Prime Minister Erdogan responded today by telling Zana that she should "go to the mountain," meaning she should give up parliamentary politics and join the PKK. While this was indubitably not the most productive thing to say, it is more evidence that the prime minister is "fed up," and that it is all the less likely to engage the BDP now than before.
Erdogan also responded to comments made by BDP leader Selahattin Demirtas in response to remarks made by Chief of General Staff Necdet Ozel in an interview with Milliyet in which Ozel said he has qualms with labeling PKK members "terrorists." Demirtas had responded that Ozel did not carry as much importance as a "colonel" and that he did not care what the military chief had to say. Erdogan declared that the PKK Demirtas serves would not allow the BDP leader to shepherd 100 sheep.
PHOTO from Habertürk
The prime minister also drew attention to BDP politicians who had placed PKK regalia on the coffins of some of the 35 people who were killed in the air strikes at Uludere, accusing them of politicizing the tragedy.

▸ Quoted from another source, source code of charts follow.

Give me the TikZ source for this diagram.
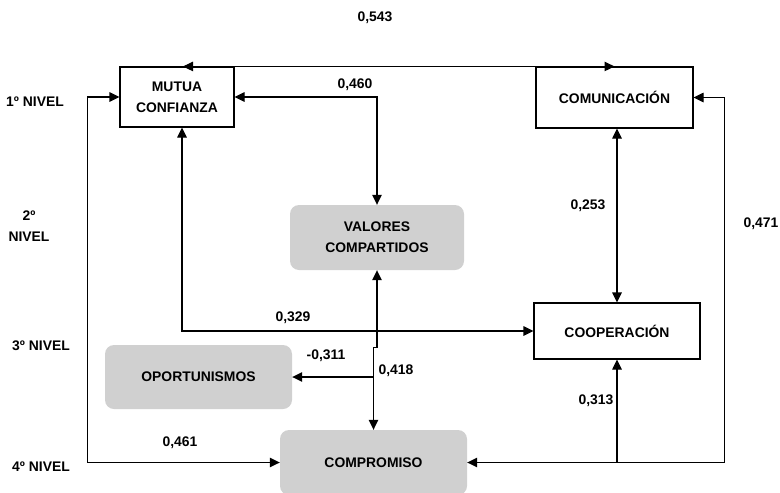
\documentclass[tikz,border=0pt]{standalone}
\usepackage{fontspec}
\setmainfont{Liberation Sans}
\usetikzlibrary{arrows.meta,calc}
\definecolor{boxgray}{RGB}{208,208,208}
\begin{document}
\begin{tikzpicture}[x=1pt,y=-1pt,
  font=\fontsize{13.9}{21}\selectfont\bfseries,
  plainbox/.style={draw=black,line width=1.1pt,fill=white,align=center,inner sep=0pt},
  graybox/.style={fill=boxgray,rounded corners=9pt,align=center,inner sep=0pt},
  link/.style={line width=1.1pt,{Triangle[length=10pt,width=9.5pt]}-{Triangle[length=10pt,width=9.5pt]}},
  onelink/.style={line width=1.1pt,-{Triangle[length=10pt,width=9.5pt]}},
  lbl/.style={inner sep=0pt,align=center}]
\useasboundingbox (0,0) rectangle (780,493);

% construct boxes
\node[plainbox,minimum width=114pt,minimum height=60pt] (mut) at (177,97) {MUTUA\\CONFIANZA};
\node[plainbox,minimum width=157pt,minimum height=61pt] (com) at (614.5,97.5) {COMUNICACIÓN};
\node[graybox,minimum width=174pt,minimum height=65pt] (val) at (377,237.5) {VALORES\\COMPARTIDOS};
\node[graybox,minimum width=187pt,minimum height=64pt] (opo) at (198.5,377) {OPORTUNISMOS};
\node[graybox,minimum width=187pt,minimum height=65pt] (comp) at (373.5,462.5) {COMPROMISO};
\node[plainbox,minimum width=166pt,minimum height=56pt] (coop) at (617,331) {COOPERACIÓN};

% level labels
\node[lbl] (n1) at (35,102) {1º NIVEL};
\node[lbl] (n2) at (29,226.5) {2º\\NIVEL};
\node[lbl] (n3) at (41,346) {3º NIVEL};
\node[lbl] (n4) at (41,467) {4º NIVEL};

% connectors
\draw[link] ([xshift=6pt]mut.north) -- (com.north);
\draw[link] (mut.east) -| (val.north);
\draw[link] ([xshift=5pt]mut.south) |- (coop.west);
\draw[link] (val.south) -- ++(0,77) -| (comp.north);
\coordinate (split) at (comp.north |- opo.east);
\draw[onelink] (split) -- (opo.east);
\draw[link] (com.east) -- ++(31,0) |- (comp.east);
\coordinate (fork) at (coop.south |- comp.east);
\draw[onelink] (fork) -- (coop.south);
\draw[link] (mut.west) -- ++(-32,0) |- (comp.west);
\draw[link] (coop.north |- com.south) -- (coop.north);

% path coefficients
\node[lbl] (c543) at (375,18) {0,543};
\node[lbl] (c460) at (355,85) {0,460};
\node[lbl] (c253) at (588,206) {0,253};
\node[lbl] (c471) at (761,224) {0,471};
\node[lbl] (c329) at (293,318) {0,329};
\node[lbl] (c311) at (326,356) {-0,311};
\node[lbl] (c418) at (396,371) {0,418};
\node[lbl] (c313) at (596,401) {0,313};
\node[lbl] (c461) at (180,443) {0,461};
\end{tikzpicture}
\end{document}
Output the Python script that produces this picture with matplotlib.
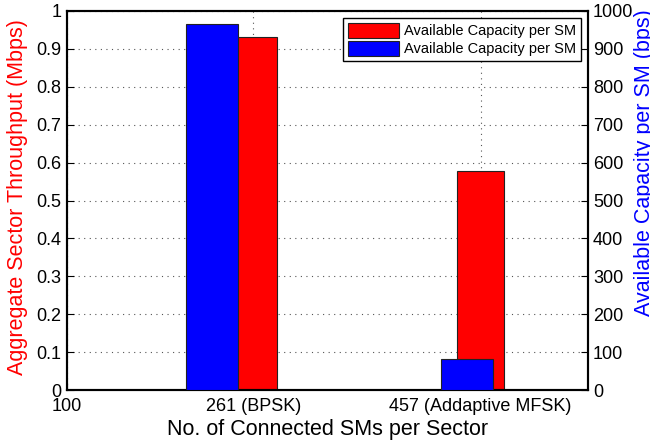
import numpy as np
import matplotlib.pyplot as plt

plt.rcParams['font.family'] = ['Liberation Sans', 'DejaVu Sans']

# data
sms = [261, 457]                 # no. of connected SMs per sector
throughput = [0.932, 0.578]      # Mbps, left axis (red)
capacity = [966, 83]             # bps, right axis (blue)
xtick_vals = [100, 261, 457]
xtick_labels = ["100", "261 (BPSK)", "457 (Addaptive MFSK)"]
label = "Available Capacity per SM"

blue_shift = [-36, -12]  # where the blue bars sit relative to the tick

fig = plt.figure(figsize=(6.5, 4.4), dpi=100)
ax = fig.add_axes([0.103, 0.1136, 0.802, 0.8614])
ax2 = ax.twinx()

h1 = ax.bar(sms, throughput, width=40, color='red', edgecolor='#222222', linewidth=0.8,
            label=label, zorder=2)
ax.set_xlim(100, 550)
ax.set_ylim(0, 1)
ax.set_yticks(np.arange(0, 1.01, 0.1))
ax.set_yticklabels(["0", "0.1", "0.2", "0.3", "0.4", "0.5", "0.6", "0.7", "0.8", "0.9", "1"])
ax.set_xticks(xtick_vals)
ax.set_xticklabels(xtick_labels)
ax.grid(True, linestyle=(0, (1, 4)), color='#555555', linewidth=0.8)
ax.set_axisbelow(True)

bx = [s + d for s, d in zip(sms, blue_shift)]
h2 = ax2.bar(bx, capacity, width=45, color='blue', edgecolor='#222222', linewidth=0.8,
             label=label, zorder=3)
ax2.set_ylim(0, 1000)
ax2.set_yticks(np.arange(0, 1001, 100))

for a in (ax, ax2):
    a.tick_params(direction='in', labelsize=13, length=5, width=0.8)
    for sp in a.spines.values():
        sp.set_linewidth(1.5)
ax.tick_params(axis='x', pad=6)
ax.tick_params(axis='y', pad=4)

ax.set_xlabel("No. of Connected SMs per Sector", fontsize=15.5)
ax.set_ylabel("Aggregate Sector Throughput (Mbps)", fontsize=15.5, color='red')
ax2.set_ylabel("Available Capacity per SM (bps)", fontsize=15.5, color='blue')
ax.xaxis.set_label_coords(0.5, -0.105)
ax.xaxis.label.set_va('center')
ax.yaxis.set_label_coords(-0.094, 0.51)
ax.yaxis.label.set_va('center')
ax2.yaxis.set_label_coords(1.108, 0.6)
ax2.yaxis.label.set_va('center')

leg = ax2.legend([h1, h2], [label, label], loc='upper right', fontsize=10.5,
                 fancybox=False, edgecolor='black', framealpha=1,
                 borderaxespad=0.5, handlelength=3.5, handleheight=1.2,
                 borderpad=0.3, labelspacing=0.2, handletextpad=0.4)
leg.get_frame().set_linewidth(1)

fig.savefig("out.png", dpi=100)
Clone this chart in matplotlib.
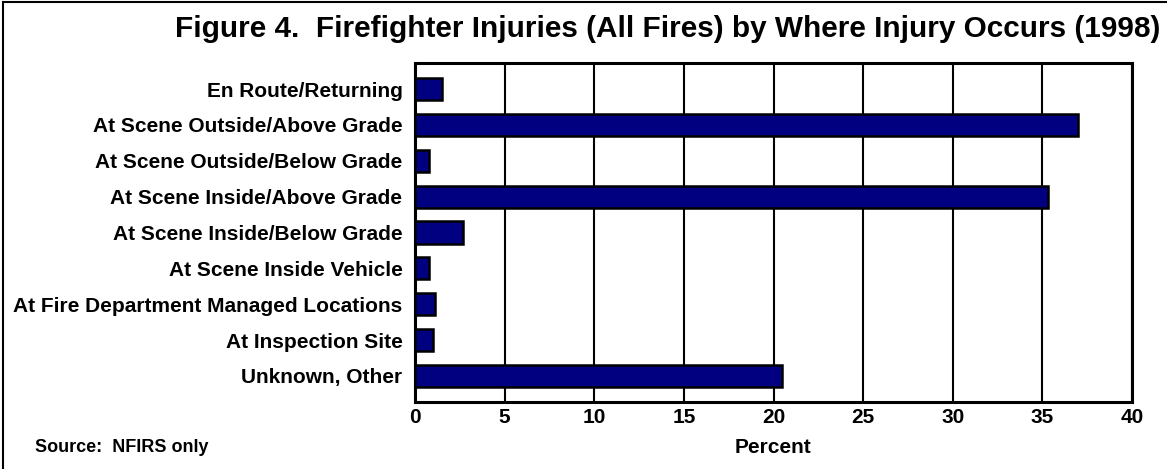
import matplotlib.pyplot as plt
from matplotlib.lines import Line2D
import numpy as np

plt.rcParams['font.family'] = ['Liberation Sans', 'DejaVu Sans']
plt.rcParams['font.weight'] = 'bold'

# data
categories = [
    "En Route/Returning",
    "At Scene Outside/Above Grade",
    "At Scene Outside/Below Grade",
    "At Scene Inside/Above Grade",
    "At Scene Inside/Below Grade",
    "At Scene Inside Vehicle",
    "At Fire Department Managed Locations",
    "At Inspection Site",
    "Unknown, Other",
]
percent = [1.5, 37.0, 0.8, 35.3, 2.7, 0.8, 1.1, 1.0, 20.5]
xticks = [0, 5, 10, 15, 20, 25, 30, 35, 40]

W, H = 1167, 469
fig = plt.figure(figsize=(W / 100, H / 100), dpi=100)
ax = fig.add_axes([415 / W, 1 - 402 / H, (1132 - 415) / W, (402 - 63) / H])

ypos = np.arange(len(categories))
ax.barh(ypos, percent, height=0.62, color='#000080', edgecolor='black',
        linewidth=1.8, zorder=3)

ax.set_xlim(0, 40)
ax.set_ylim(len(categories) - 1 + 0.73, -0.73)
ax.set_xticks(xticks)
ax.set_xticklabels([str(t) for t in xticks], fontsize=15, fontweight='bold')
ax.set_yticks(ypos)
ax.set_yticklabels(categories, fontsize=15, fontweight='bold')
ax.tick_params(axis='both', length=0)
ax.tick_params(axis='x', pad=4)
ax.tick_params(axis='y', pad=9)
ax.xaxis.grid(True, color='black', linewidth=1.5, zorder=1)
for s in ax.spines.values():
    s.set_linewidth(2.2)

ax.set_xlabel("Percent", fontsize=15, fontweight='bold', labelpad=8)

fig.text(1160 / W, 1 - 29 / H,
         "Figure 4.  Firefighter Injuries (All Fires) by Where Injury Occurs (1998)",
         ha='right', va='center', fontsize=21.4, fontweight='bold')
fig.text(35 / W, 1 - 447 / H, "Source:  NFIRS only", ha='left', va='center',
         fontsize=13, fontweight='bold')

# outer frame (left and top edges visible)
fig.add_artist(Line2D([2.5 / W, 2.5 / W], [0, 1 - 2.5 / H], color='black',
                      linewidth=1.5, transform=fig.transFigure))
fig.add_artist(Line2D([2.5 / W, 1], [1 - 2.5 / H, 1 - 2.5 / H], color='black',
                      linewidth=1.5, transform=fig.transFigure))

fig.savefig("out.png", dpi=100)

A parliamentary sub-commission has been established to investigate the strike at Uludere while the government still has yet to issue an official apology or admit mistakes made by MIT or the Turkish Armed Forces. Habertürk reports that the Interior Ministry has stripped a local gendarme deputy commander of his post. The Sirnak governor's office is carrying out its own investigation in conjunction with the Interior Ministry.
In other news related to Uludere, Habertürk columnist Ece Temelkuran, a prominent and controversial Turkish journalist, has been fired for apparently taking too critical a line on the tragedy. In recent columns, Temelkuran had referred to the air strikes as a "massacre." The Wall Street Journal's Ayla Albayrak gives Temelkuran's firing attention in the international press.